Was his puck the real first goal?
“I don’t know,” Knox IV said, and neither does his mom. “Unfortunately, my dad’s not here to ask, but I could throw it up to him and maybe I’ll get an answer in the middle of the night.”
‘He wanted the puck’
Watson was incredulous during a second interview when informed about the questions surrounding the authenticity of his puck.
“How ridiculous. It’s my puck! I scored the goal!” Watson said. “I took the puck! Ask the Buffalo Sabres guys. They wanted it. What’s his name? I can’t even remember their names now. But they wanted it and I kept it. It is the puck.”
Who wanted it?
“The owners wanted it,” Watson said. “They wanted it and I said, ‘No, I’m keeping it myself.’ ”
The owners told you they wanted the puck?
“They asked me for it,” Watson said. “They said, ‘Jim, we want the puck. We’ll put it on display.’

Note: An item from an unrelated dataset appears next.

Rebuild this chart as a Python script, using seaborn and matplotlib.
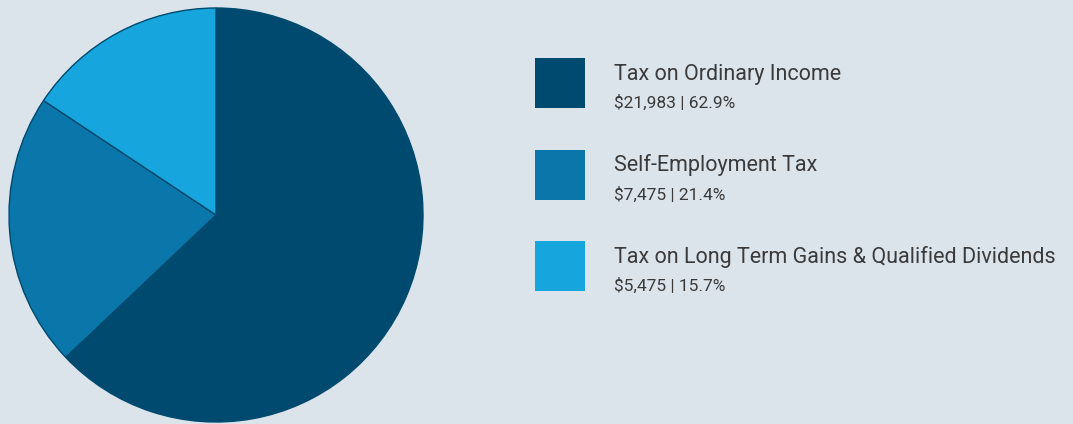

“I said, ‘No, I’m keeping it.’
“ ‘Yeah,’ he said. ‘We’ll put it in a nice plaque. We’ll do this.’
“I said, ‘No, I want it.’
Which owner? Seymour or Northrup?
“Seymour Knox,” Watson said. “That was like 50 years ago. Of course it’s the only puck. It’s easy to figure out. Where are you going to get another one like it? I’m the one that wrote the nice letter saying that I swear this is the puck. It is the puck. It’s the only puck in the world. It’s not like you can get another one. This is the only one in the whole world.”

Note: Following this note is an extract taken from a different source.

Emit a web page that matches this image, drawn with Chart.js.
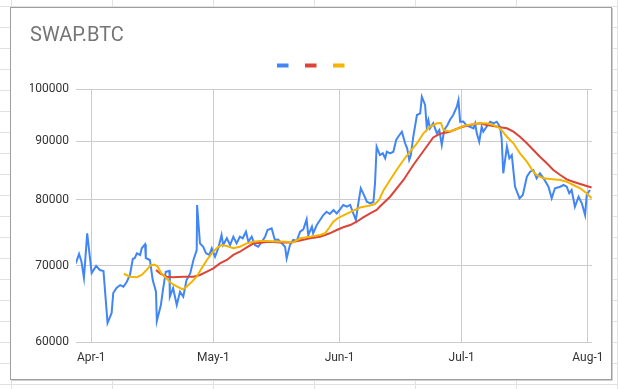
<!DOCTYPE html>
<html>
<head>
<meta charset="utf-8">
<title>SWAP.BTC</title>
<script src="https://cdn.jsdelivr.net/npm/chart.js@4.4.1/dist/chart.umd.min.js"></script>
<style>
  html, body { margin: 0; padding: 0; }
  body {
    width: 618px; height: 389px; position: relative; overflow: hidden; background: #fff;
    background-image: linear-gradient(to right, #e2e2e2 1px, transparent 1px),
                      linear-gradient(to bottom, #e2e2e2 1px, transparent 1px);
    background-size: 101px 21px;
    background-position: 11px 6px;
  }
  #frame {
    position: absolute; left: 10px; top: 7px; width: 600px; height: 371px;
    background: #fff; border: 1px solid #9e9e9e; box-shadow: 1px 1px 0 #d0d0d0;
  }
  #myChart { position: absolute; left: 0; top: 0; }
</style>
</head>
<body>
<div id="frame"></div>
<canvas id="myChart" width="618" height="389"></canvas>
<script>
// days counted from Apr-1
const tickDays = [0, 30, 61, 91, 122];
const tickLabels = ['Apr-1', 'May-1', 'Jun-1', 'Jul-1', 'Aug-1'];
const yTicks = [60000, 70000, 80000, 90000, 100000];

const blueDays = [-3.8, -3.0, -2.4, -1.8, -1.0, 0.1, 1.2, 2.1, 3.0, 4.0,
    5.0, 5.4, 6.2, 7.1, 7.9, 8.7, 9.5, 10.2, 10.7, 11.2,
    12.0, 12.4, 13.2, 13.4, 14.4, 15.1, 15.9, 16.1, 17.1, 17.6,
    18.3, 19.2, 19.3, 20.1, 21.0, 21.8, 22.6, 23.4, 24.3, 25.1,
    25.9, 26.0, 26.7, 27.5, 28.2, 29.0, 29.6, 30.4, 31.2, 32.0,
    32.4, 33.3, 34.1, 34.9, 35.7, 36.5, 37.2, 38.0, 38.6, 39.4,
    40.2, 41.0, 41.9, 42.7, 43.3, 44.3, 45.1, 45.9, 46.8, 47.6,
    48.0, 48.8, 49.6, 50.5, 51.3, 52.1, 52.9, 53.3, 54.2, 54.5,
    55.4, 56.2, 57.0, 57.8, 58.6, 59.5, 60.3, 61.1, 61.9, 62.8,
    63.6, 64.2, 65.0, 65.6, 66.2, 66.8, 67.7, 68.5, 69.3, 69.7,
    70.1, 70.9, 71.6, 72.2, 72.6, 73.4, 74.2, 74.9, 75.4, 76.3,
    77.1, 77.6, 78.1, 78.5, 79.1, 80.0, 80.8, 81.2, 82.0, 82.4,
    82.8, 83.2, 84.0, 84.9, 85.5, 86.1, 86.7, 87.5, 88.1, 88.9,
    89.8, 90.2, 90.6, 91.4, 92.2, 93.0, 93.9, 94.3, 94.7, 95.3,
    95.9, 96.3, 97.1, 98.0, 98.8, 99.6, 100.4, 100.8, 101.2, 102.1,
    102.7, 103.3, 104.1, 105.2, 106.0, 107.0, 107.8, 108.6, 109.4, 110.2,
    111.1, 112.3, 113.1, 113.9, 115.2, 116.0, 116.8, 117.4, 118.0, 118.8,
    119.7, 120.5, 121.3, 121.7, 122.5];
const blueValues = [70370, 71710, 70600, 68350, 74770, 69000, 70000, 69430, 69300, 62380,
    63660, 66280, 66950, 67350, 67120, 67770, 68730, 70990, 71130, 71810,
    71570, 72540, 73120, 71130, 70850, 68040, 66450, 62630, 64690, 66680,
    69190, 69330, 65780, 66950, 64690, 66450, 65780, 68040, 68960, 70850,
    72290, 79170, 73270, 72770, 71810, 71570, 72540, 71320, 72540, 74510,
    73020, 74020, 73020, 74260, 73270, 74260, 74020, 75010, 73510, 74260,
    73020, 72770, 73510, 74260, 75270, 75530, 73770, 73840, 73270, 72770,
    71080, 73020, 73770, 73660, 75010, 75370, 76910, 74510, 75770, 74770,
    76030, 76800, 77580, 78100, 77740, 78370, 77840, 78480, 79170, 78890,
    79170, 78100, 76800, 79440, 81880, 81060, 79700, 79440, 79650, 82710,
    89060, 87570, 87880, 87000, 88160, 87880, 88160, 90270, 90870, 91800,
    89670, 88770, 86700, 87570, 90870, 94940, 95270, 98520, 96880, 92720,
    93990, 92430, 93360, 91500, 92110, 89360, 92110, 93040, 93990, 94940,
    96550, 97860, 93670, 93700, 92950, 92720, 92430, 93360, 91500, 89960,
    92720, 91800, 92720, 93670, 93360, 93670, 92720, 90580, 84400, 89060,
    87000, 87570, 82140, 80240, 80780, 83820, 84670, 84960, 83550, 84400,
    83550, 82140, 80240, 81880, 82140, 82430, 82140, 81060, 81600, 78890,
    80500, 79440, 77580, 80780, 81600];

const redDays = [15.9, 16.9, 18.5, 20.1, 22.6, 25.1, 26.7, 28.4, 30.0, 31.6,
    33.3, 34.9, 36.5, 38.2, 39.8, 41.5, 43.1, 44.7, 46.4, 48.8,
    51.3, 53.7, 56.2, 58.6, 60.3, 61.9, 63.6, 65.2, 66.8, 68.5,
    70.1, 70.9, 73.4, 76.7, 79.1, 81.6, 84.0, 85.7, 88.1, 90.6,
    93.0, 95.5, 97.1, 98.8, 100.4, 102.1, 103.7, 105.3, 107.0, 108.6,
    110.2, 111.9, 113.5, 115.2, 116.8, 118.4, 120.1, 121.7, 122.9];
const redValues = [69440, 68960, 68500, 68420, 68500, 68500, 68730, 69190, 69660, 70370,
    70850, 71570, 72040, 72680, 73240, 73360, 73460, 73460, 73400, 73400,
    73690, 74020, 74260, 74770, 75270, 75680, 76030, 76540, 77220, 77850,
    78370, 78920, 80500, 83270, 85820, 88290, 90730, 91420, 91800, 92580,
    93040, 93360, 93040, 92850, 92620, 92430, 91800, 90870, 89670, 88460,
    87280, 86120, 84960, 84110, 83380, 82980, 82600, 82260, 82010];

const yellowDays = [8.0, 9.5, 11.2, 12.4, 13.6, 14.5, 15.4, 16.2, 17.1, 18.4,
    19.6, 21.0, 22.5, 23.4, 24.7, 25.9, 27.1, 28.4, 29.6, 30.8,
    32.0, 33.3, 34.9, 36.5, 38.2, 39.8, 41.5, 43.1, 45.6, 48.0,
    49.6, 51.3, 53.7, 56.2, 57.4, 58.4, 59.4, 60.6, 61.8, 63.6,
    66.0, 68.5, 69.7, 70.7, 71.7, 73.4, 75.0, 76.7, 78.3, 80.0,
    81.6, 83.2, 84.9, 85.9, 86.5, 88.1, 89.8, 91.4, 93.9, 95.5,
    97.1, 98.8, 100.4, 102.1, 103.7, 105.3, 107.0, 108.6, 109.4, 111.1,
    112.7, 115.2, 116.8, 118.4, 120.1, 121.7, 122.9];
const yellowValues = [68910, 68500, 68420, 68730, 69440, 70050, 70200, 69990, 69070, 68310,
    67630, 67180, 66770, 67120, 67810, 68500, 69660, 70850, 71810, 72540,
    73020, 72880, 72540, 72770, 73270, 73510, 73620, 73620, 73560, 73510,
    73400, 74020, 74260, 74510, 74770, 75570, 76490, 77110, 77500, 78050,
    78770, 79080, 79320, 79970, 81430, 83270, 84960, 86700, 88160, 89670,
    91500, 92720, 93360, 93420, 92110, 91840, 92290, 92860, 93240, 93360,
    93360, 93040, 92430, 90870, 89670, 87880, 86400, 84670, 84110, 83550,
    83430, 83270, 82980, 82430, 81880, 81060, 80240];

const toPoints = (days, values) => days.map((d, i) => ({x: d, y: values[i]}));

Chart.defaults.font.family = 'Roboto';

const config = {
    type: 'line',
    data: {
        datasets: [
            {
                label: '',
                data: toPoints(blueDays, blueValues),
                borderColor: '#4285f4',
                backgroundColor: '#4285f4',
                borderWidth: 2,
                pointRadius: 0,
                order: 3,
            },
            {
                label: '',
                data: toPoints(redDays, redValues),
                borderColor: '#db4437',
                backgroundColor: '#db4437',
                borderWidth: 2,
                pointRadius: 0,
                order: 2,
            },
            {
                label: '',
                data: toPoints(yellowDays, yellowValues),
                borderColor: '#f4b400',
                backgroundColor: '#f4b400',
                borderWidth: 2,
                pointRadius: 0,
                order: 1,
            }
        ]
    },
    options: {
        responsive: false,
        animation: false,
        layout: {
            padding: {left: 30, right: 26, top: 0, bottom: 0}
        },
        plugins: {
            title: {
                display: true,
                text: 'SWAP.BTC',
                align: 'start',
                color: '#757575',
                font: {size: 20, weight: 'normal'},
                padding: {top: 23.5, bottom: 0}
            },
            // empty spacer between legend and plot
            subtitle: {
                display: true,
                text: '',
                weight: 500,
                font: {size: 1, lineHeight: 1},
                padding: {top: 10.8, bottom: 0}
            },
            legend: {
                position: 'top',
                labels: {
                    boxWidth: 11.5,
                    boxHeight: 4,
                    padding: 16,
                    font: {size: 1},
                    generateLabels: chart => chart.data.datasets.map((ds, i) => ({
                        text: '',
                        fillStyle: ds.borderColor,
                        strokeStyle: ds.borderColor,
                        lineWidth: 0,
                        hidden: false,
                        datasetIndex: i
                    }))
                }
            },
            tooltip: {enabled: false}
        },
        scales: {
            x: {
                type: 'linear',
                min: -3.75,
                max: 123,
                afterBuildTicks: scale => {
                    scale.ticks = tickDays.map(v => ({value: v}));
                },
                afterFit: scale => {
                    scale.height = 46.7;
                },
                ticks: {
                    padding: 8,
                    color: '#333',
                    font: {size: 12},
                    maxRotation: 0,
                    callback: value => tickLabels[tickDays.indexOf(value)]
                },
                grid: {color: '#cccccc', drawTicks: false},
                border: {display: false}
            },
            y: {
                type: 'logarithmic',
                min: 60000,
                max: 100000,
                afterBuildTicks: scale => {
                    scale.ticks = yTicks.map(v => ({value: v}));
                },
                afterFit: scale => {
                    scale.width = 46;
                },
                ticks: {
                    padding: 7,
                    color: '#333',
                    font: {size: 12},
                    callback: value => String(value)
                },
                grid: {color: '#cccccc', drawTicks: false},
                border: {display: false}
            }
        }
    }
};

const chart = new Chart(document.getElementById('myChart'), config);
</script>
</body>
</html>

When did this incident occur?
“Probably within a week or so,” Watson said. “I’m not sure. He said they wanted the puck so they could display it. I was surprised he even asked for it. I said, ‘No!’ He said, ‘Yeah, but we’re going to …’ He put a pretty good spiel on. ‘We’re going to put it in a display and we’re going to do this and this.’ And I said, ‘No, I want to keep it.’ He was a little ticked off actually … because he wanted the puck.”

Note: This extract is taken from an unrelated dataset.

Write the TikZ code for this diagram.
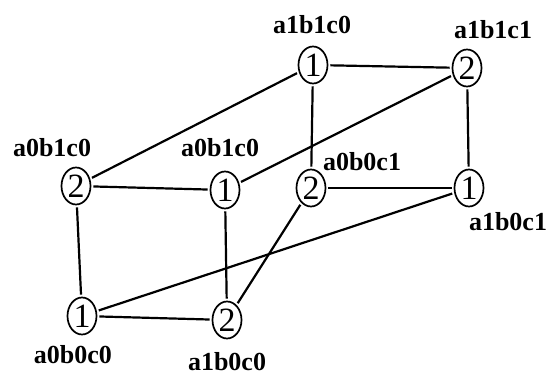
\documentclass[tikz,border=0pt]{standalone}
\usepackage{fontspec}
\setmainfont{Liberation Serif}
\usetikzlibrary{shapes.geometric}

\begin{document}
\begin{tikzpicture}[
  x=1pt, y=-1pt,
  state/.style={draw, ellipse, line width=1.7pt, inner sep=0pt, minimum width=29pt, minimum height=37pt, font=\fontsize{34}{34}\selectfont},
  lbl/.style={font=\bfseries\fontsize{26}{26}\selectfont, inner sep=1pt},
  link/.style={line width=2.2pt, shorten <=2pt, shorten >=2pt}
]
\useasboundingbox (0,0) rectangle (555,377);

% front face (c0)
\node[state] (a0b1c0l) at (76,186) {2};
\node[state] (a0b1c0m) at (225,190) {1};
\node[state] (a0b0c0) at (82,316) {1};
\node[state] (a1b0c0) at (227,320) {2};
% back face
\node[state] (a1b1c0) at (313,65) {1};
\node[state] (a1b1c1) at (467,68) {2};
\node[state] (a0b0c1) at (311,188) {2};
\node[state] (a1b0c1) at (469,188) {1};

% labels
\node[lbl] at (52,148) {a0b1c0};
\node[lbl] at (220,148) {a0b1c0};
\node[lbl] at (312,25) {a1b1c0};
\node[lbl] at (493,30) {a1b1c1};
\node[lbl] at (362,162) {a0b0c1};
\node[lbl] at (508,222) {a1b0c1};
\node[lbl] at (73,355) {a0b0c0};
\node[lbl] at (227,362) {a1b0c0};

% edges
\draw[link] (a0b1c0l) -- (a0b1c0m);
\draw[link] (a0b1c0l) -- (a1b1c0);
\draw[link] (a0b1c0l) -- (a0b0c0);
\draw[link] (a0b1c0m) -- (a1b1c1);
\draw[link] (a0b1c0m) -- (a1b0c0);
\draw[link] (a1b1c0) -- (a1b1c1);
\draw[link] (a1b1c0) -- (a0b0c1);
\draw[link] (a1b1c1) -- (a1b0c1);
\draw[link] (a0b0c1) -- (a1b0c1);
\draw[link] (a0b0c0) -- (a1b0c0);
\draw[link] (a0b0c0) -- (a1b0c1);
\draw[link] (a1b0c0) -- (a0b0c1);
\end{tikzpicture}
\end{document}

Pritchard, the curator at the Hockey Hall of Fame, said because the museum has all four pucks used to score goals in the Canucks’ inaugural NHL game played the night before the Sabres’ opener, it stands to reason that his predecessor would have reached out to Buffalo, as well.
It also stands to reason that Knox III would have informed the Sabres’ coach and trainers in advance that he wanted the puck used to score his expansion team’s first goal.
That’s an assumption, but it makes sense.
Perhaps one of the trainers, after the goal was scored, followed instructions to give the puck to Imlach to give to Knox III and after the game gave Watson a different Penguins puck, whatever he could get his hands on, to signify the veteran defenseman’s first career goal.
Watson wouldn’t have known the difference.
He doesn’t remember who gave him his puck.
“You’re just excited. You won the game. You got the puck,” Watson said. “And then you’re moving on. And I’ve got the puck. So what do I care? I’m not thinking about all those details. I’m not an analytical kind of guy.”
The logo incongruity didn’t become an issue until more than 50 years later, when Watson tried to auction his puck with the original Penguins logo, which raised suspicions among collectors, which were validated by the Penguins’ original trainer and his assistant, who each said that puck could not have been used in that game.
But why would Knox III later try to convince Watson to give him a puck he already had?
He couldn’t display the plaque publicly if the player who scored the goal insisted that he had the real puck.
And so it hung for years in his home study, near the bar and the phone, on the door to the library.
That’s a logical theory.
Will someone spend $10,000 or more to buy Watson’s puck with the original Penguins logo, convinced it somehow found its way onto the ice during the team’s fourth season opener and into the back of the net for the Sabres’ first goal?
“Sometimes there’s no answer and you just have to go with your gut,” said Heffner, the president of Lelands. “Believe me, we’ve made mistakes. We’re human. But we also have to go a little bit on instinct when it comes to things like this, and although I see the point on the other side, I still have been around this business long enough to have more belief that it is the puck than not.”
Watson believes it’s genuine. He’s had it this whole time. And he wouldn’t part with it for any less.
“I know it’s expensive,” Watson said, “but I look back at all the stuff I went through and everything – it’s got to be worth at least that, right?
“We’ll see. If they don’t, that’s OK. It goes back in my box.”